La splendeur passée de l’univers fantastique dépeint par le studio Heart Machine n’a d’égale que la minutie avec laquelle les artistes du studio surent insuffler la vie à un amas de pixel aux couleurs criardes. Une direction artistique 8/16 bits n’aura jamais été aussi vivante. Les décors fourmillent de détails. Des brins d’herbe plient sous les bourrasques. Les flocons de neige virevoltent tandis que des papillons et autres oiseaux planent dans les cieux et que ce monde ravagé s’anime sous nos yeux. Et ce sens du détail se perçoit dans le moindre plan. De l’animation de l’eau à celles des ennemis et du héros, Hyper Light Drifter rime avec perfection. La finesse des mouvements et des effets à chaque impact, chaque explosion flatte la rétine prouvant sans contestation possible que l’art du pixel n’est pas mort. Bien au contraire, tel le Phoenix, le pixel renaît de ses cendres emporté par une bande originale composée par l'artiste derrière les musiques du jeu de plate-forme FEZ.
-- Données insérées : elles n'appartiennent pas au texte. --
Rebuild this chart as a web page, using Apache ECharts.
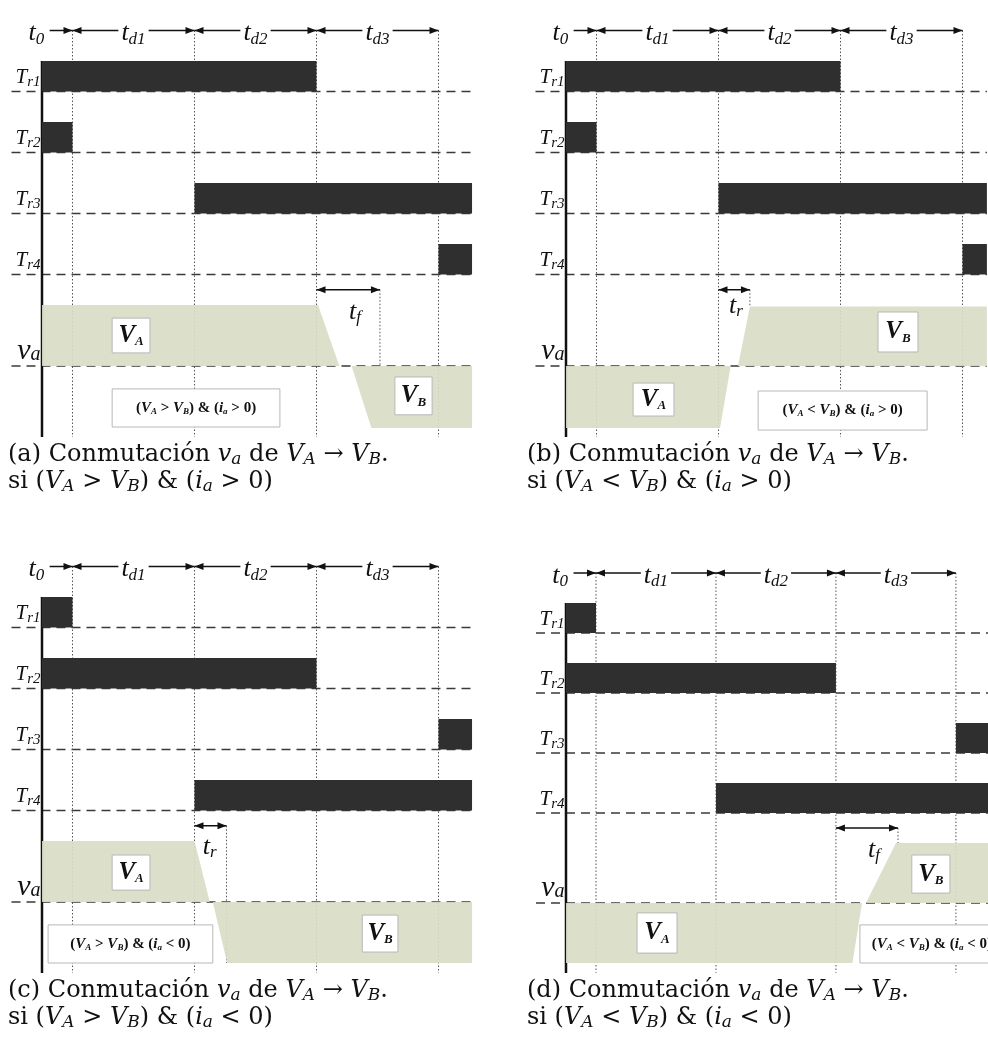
<!DOCTYPE html>
<html>
<head>
<meta charset="utf-8">
<script src="https://cdn.jsdelivr.net/npm/echarts@6/dist/echarts.min.js"></script>
<style>
html, body { margin: 0; padding: 0; background: #fff; }
#main { width: 988px; height: 1046px; }
</style>
</head>
<body>
<div id="main"></div>
<script type="text/javascript">
// switching instants: end of t0, td1, td2, td3
var edges = [1, 5, 9, 13];
var spanNames = ['d1', 'd2', 'd3'];
var rowNames = ['r1', 'r2', 'r3', 'r4'];
var rowLevels = [9, 7, 5, 3];

// conduction intervals [start, end] for Tr1..Tr4
var onA = [[0, 9], [0, 1], [5, 14.1], [13, 14.1]];
var onB = [[0, 9], [0, 1], [5, 13.8], [13, 13.8]];
var onC = [[0, 1], [0, 9], [13, 14.1], [5, 14.1]];
var onD = [[0, 1], [0, 9], [13, 14.07], [5, 14.07]];

// va shaded levels, polygon vertices [t, level]
var vaA = [[0, 0], [0, 2], [9.05, 2], [9.75, 0]];
var vbA = [[10.15, 0], [10.8, -2.03], [14.1, -2.03], [14.1, 0]];
var vaB = [[0, 0], [5.4, 0], [5.05, -2.03], [0, -2.03]];
var vbB = [[5.64, 0], [6.03, 1.95], [13.8, 1.95], [13.8, 0]];
var vaC = [[0, 0], [0, 2], [5.0, 2], [5.5, 0]];
var vbC = [[5.6, 0], [6.07, -2.0], [14.1, -2.0], [14.1, 0]];
var vaD = [[0, 0], [9.87, 0], [9.55, -2.0], [0, -2.0]];
var vbD = [[10.0, 0], [11.0, 2.0], [14.07, 2.0], [14.07, 0]];

// transition time arrows [from, to]
var transA = [9, 11.08];
var transB = [5, 6.03];
var transC = [5, 6.05];
var transD = [9, 11.07];

var SERIF = "'Liberation Serif', 'Times New Roman', serif";
var CAPFONT = "'DejaVu Serif', serif";
var BAND = '#d9dcc6';
var BAR = '#2f2f2f';

var rich = {
  tm: {fontFamily: SERIF, fontStyle: 'italic', fontSize: 26, lineHeight: 28, fill: '#111'},
  ts: {fontFamily: SERIF, fontStyle: 'italic', fontSize: 17, lineHeight: 13, verticalAlign: 'bottom', fill: '#111'},
  rm: {fontFamily: SERIF, fontStyle: 'italic', fontSize: 21, lineHeight: 24, fill: '#111'},
  rs: {fontFamily: SERIF, fontStyle: 'italic', fontSize: 15, lineHeight: 12, verticalAlign: 'bottom', fill: '#111'},
  vm: {fontFamily: SERIF, fontStyle: 'italic', fontSize: 30, lineHeight: 28, fill: '#111'},
  vs: {fontFamily: SERIF, fontStyle: 'italic', fontSize: 20, lineHeight: 13, verticalAlign: 'bottom', fill: '#111'},
  bm: {fontFamily: SERIF, fontStyle: 'italic', fontWeight: 'bold', fontSize: 25, lineHeight: 26, fill: '#111'},
  bs: {fontFamily: SERIF, fontStyle: 'italic', fontWeight: 'bold', fontSize: 13, lineHeight: 11, verticalAlign: 'bottom', fill: '#111'},
  c: {fontFamily: SERIF, fontWeight: 'bold', fontSize: 15, lineHeight: 16, fill: '#111'},
  ci: {fontFamily: SERIF, fontStyle: 'italic', fontWeight: 'bold', fontSize: 15, lineHeight: 16, fill: '#111'},
  cs: {fontFamily: SERIF, fontStyle: 'italic', fontWeight: 'bold', fontSize: 9, lineHeight: 8, verticalAlign: 'bottom', fill: '#111'}
};

var panels = [
  {tag: 'a', ax: 42, base: 366, unit: 30.5, xMax: 14.1, on: onA, bands: [vaA, vbA], trans: transA, tn: 'f', drop: 0,
   tl: [10.26, 1.77], boxA: [2.3, 3.54, 0.43, 1.57], boxB: [11.57, 12.79, -1.6, -0.36], cond: [2.3, 7.8, -2.0, -0.75],
   rel: '>', ia: '>', capLeft: 8, capTop: 441},
  {tag: 'b', ax: 566, base: 366, unit: 30.5, xMax: 13.8, on: onB, bands: [vaB, vbB], trans: transB, tn: 'r', drop: 1.95,
   tl: [5.57, 1.97], boxA: [2.2, 3.54, -1.64, -0.56], boxB: [10.23, 11.54, 0.46, 1.77], cond: [6.3, 11.84, -2.1, -0.82],
   rel: '<', ia: '>', capLeft: 527, capTop: 441},
  {tag: 'c', ax: 42, base: 902, unit: 30.5, xMax: 14.1, on: onC, bands: [vaC, vbC], trans: transC, tn: 'r', drop: -2.0,
   tl: [5.5, 1.8], boxA: [2.3, 3.54, 0.39, 1.54], boxB: [10.5, 11.67, -1.64, -0.43], cond: [0.2, 5.6, -2.0, -0.75],
   rel: '>', ia: '<', capLeft: 8, capTop: 977},
  {tag: 'd', ax: 566, base: 903, unit: 30, xMax: 14.07, on: onD, bands: [vaD, vbD], trans: transD, tn: 'f', drop: 2.0,
   tl: [10.27, 1.77], boxA: [2.37, 3.7, -1.67, -0.33], boxB: [11.53, 12.8, 0.33, 1.6], cond: [9.8, 14.6, -2.0, -0.73],
   rel: '<', ia: '<', capLeft: 527, capTop: 977}
];

function gridOf(p) {
  return {left: p.ax - p.unit, top: p.base - 12 * p.unit, width: (p.xMax + 1) * p.unit, height: 14.33 * p.unit};
}

function captionOf(p) {
  return {
    left: p.capLeft, top: p.capTop, padding: 0,
    text: '(' + p.tag + ') Conmutación {i|v}{s|a} de {i|V}{s|A} → {i|V}{s|B}.\n' +
          'si ({i|V}{s|A} ' + p.rel + ' {i|V}{s|B}) & ({i|i}{s|a} ' + p.ia + ' 0)',
    textStyle: {
      fontFamily: CAPFONT, fontSize: 24, fontWeight: 'normal', color: '#111', lineHeight: 27,
      rich: {
        i: {fontFamily: CAPFONT, fontStyle: 'italic', fontSize: 24, lineHeight: 27, color: '#111'},
        s: {fontFamily: CAPFONT, fontStyle: 'italic', fontSize: 17, lineHeight: 13, verticalAlign: 'bottom', color: '#111'}
      }
    }
  };
}

function head(x, y, dir) {
  return {type: 'polygon', shape: {points: [[x, y], [x - dir * 9, y - 3.5], [x - dir * 9, y + 3.5]]}, style: {fill: '#111'}};
}

function panelSeries(p, gi) {
  var out = [];
  function cs(data, render) {
    out.push({type: 'custom', xAxisIndex: gi, yAxisIndex: gi, data: data, renderItem: render, silent: true, animation: false});
  }

  // guides: dashed row baselines, dotted instants, axis
  var guides = [];
  rowLevels.concat([0]).forEach(function (l) { guides.push([-1, l, p.xMax, l, 0]); });
  edges.forEach(function (e) { guides.push([e, 11, e, -2.33, 1]); });
  guides.push([p.trans[1], 2.5, p.trans[1], p.drop, 1]);
  guides.push([0, 10, 0, -2.33, 2]);
  cs(guides, function (params, api) {
    var a = api.coord([api.value(0), api.value(1)]);
    var b = api.coord([api.value(2), api.value(3)]);
    var k = api.value(4);
    var st = k === 0 ? {stroke: '#3a3a3a', lineWidth: 1.4, lineDash: [9, 6]}
           : k === 1 ? {stroke: '#555', lineWidth: 1, lineDash: [1.5, 2]}
           : {stroke: '#111', lineWidth: 2.5};
    return {type: 'line', shape: {x1: a[0], y1: a[1], x2: b[0], y2: b[1]}, style: st};
  });

  // va bands
  cs(p.bands.map(function (b) { return b[0]; }), function (params, api) {
    var pts = p.bands[params.dataIndex].map(function (v) { return api.coord(v); });
    return {type: 'polygon', shape: {points: pts}, style: {fill: BAND, opacity: 0.92}};
  });

  // conduction bars
  cs(p.on.map(function (s, i) { return [s[0], s[1], rowLevels[i]]; }), function (params, api) {
    var a = api.coord([api.value(0), api.value(2) + 1]);
    var b = api.coord([api.value(1), api.value(2)]);
    return {type: 'rect', shape: {x: a[0], y: a[1], width: b[0] - a[0], height: b[1] - a[1]}, style: {fill: BAR}};
  });

  // arrows
  var arrows = [[0.25, edges[0], 11, 0, 1]];
  for (var i = 1; i < edges.length; i++) arrows.push([edges[i - 1], edges[i], 11, 1, 1]);
  arrows.push([p.trans[0], p.trans[1], 2.5, 1, 1]);
  cs(arrows, function (params, api) {
    var a = api.coord([api.value(0), api.value(2)]);
    var b = api.coord([api.value(1), api.value(2)]);
    var ch = [{type: 'line', shape: {x1: a[0], y1: a[1], x2: b[0], y2: b[1]}, style: {stroke: '#111', lineWidth: 1.5}}];
    if (api.value(3)) ch.push(head(a[0], a[1], -1));
    if (api.value(4)) ch.push(head(b[0], b[1], 1));
    return {type: 'group', children: ch};
  });

  // boxes
  var boxes = [p.boxA, p.boxB, p.cond];
  var boxText = ['{bm|V}{bs|A}', '{bm|V}{bs|B}',
    '{c|(}{ci|V}{cs|A}{c| ' + p.rel + ' }{ci|V}{cs|B}{c|) & (}{ci|i}{cs|a}{c| ' + p.ia + ' 0)}'];
  cs(boxes, function (params, api) {
    var a = api.coord([api.value(0), api.value(3)]);
    var b = api.coord([api.value(1), api.value(2)]);
    return {type: 'group', children: [
      {type: 'rect', shape: {x: a[0], y: a[1], width: b[0] - a[0], height: b[1] - a[1]},
       style: {fill: '#fff', stroke: '#b8b8b8', lineWidth: 1}},
      {type: 'text', x: (a[0] + b[0]) / 2, y: (a[1] + b[1]) / 2,
       style: {text: boxText[params.dataIndex], rich: rich, align: 'center', verticalAlign: 'middle'}}
    ]};
  });

  // text labels
  var labels = [[0.07, 10.9], [3, 10.9], [7, 10.9], [11, 10.9]];
  var labelText = ['{tm|t}{ts|0}'];
  var labelAlign = ['right', 'center', 'center', 'center'];
  spanNames.forEach(function (s) { labelText.push('{tm|t}{ts|' + s + '}'); });
  rowNames.forEach(function (r, i) {
    labels.push([-0.05, rowLevels[i] + 0.45]); labelText.push('{rm|T}{rs|' + r + '}'); labelAlign.push('right');
  });
  labels.push([-0.05, 0.5]); labelText.push('{vm|v}{vs|a}'); labelAlign.push('right');
  labels.push(p.tl); labelText.push('{tm|t}{ts|' + p.tn + '}'); labelAlign.push('center');
  cs(labels, function (params, api) {
    var c = api.coord([api.value(0), api.value(1)]);
    var k = params.dataIndex;
    var st = {text: labelText[k], rich: rich, align: labelAlign[k], verticalAlign: 'middle'};
    if (k >= 1 && k <= 3) { st.backgroundColor = '#fff'; st.padding = [0, 3]; }
    return {type: 'text', x: c[0], y: c[1], style: st};
  });
  return out;
}

var chart = echarts.init(document.getElementById('main'));
var option = {
  animation: false,
  backgroundColor: '#fff',
  title: panels.map(captionOf),
  grid: panels.map(gridOf),
  xAxis: panels.map(function (p, i) { return {type: 'value', gridIndex: i, min: -1, max: p.xMax, show: false}; }),
  yAxis: panels.map(function (p, i) { return {type: 'value', gridIndex: i, min: -2.33, max: 12, show: false}; }),
  series: [].concat.apply([], panels.map(panelSeries))
};
chart.setOption(option);
</script>
</body>
</html>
Bande-annonce de Hyper Light Drifter
P.S. Hyper Light Drifter sortira en 2016 sur PlayStation 4 et Xbox One.
Points forts
- Le Pixel au sommet de son Art
- Une narration visuelle dans le détail
- Un monde immense et labyrinthique à explorer
- Des combats à la fois dynamiques et tactiques
- Un bestiaire copieux aux comportements variés et complexes
Points faibles
- Un scénario à peine murmuré
- Un aspect RPG tout juste survolé
Hyper Light Drifter est un pur délire régressif surfant sur cette vague “Retro” s’emparant du marché vidéoludique depuis plusieurs années. Le titre de Heart Machine se démarque de la concurrence par la justesse de ses traits entre Pixel Art soigné dans le détail issu de l’ère 8/16 bits et bande originale venue des années 80’s. Et pourtant, cet Action RPG se démarque avant tout par sa vision du jeu vidéo. A la fois “hardcore” dans son gameplay et riche de par son univers tout juste murmuré, Hyper Light Drifter frappe le nostalgique en plein coeur pour ne plus le lâcher une quinzaine d’heures durant.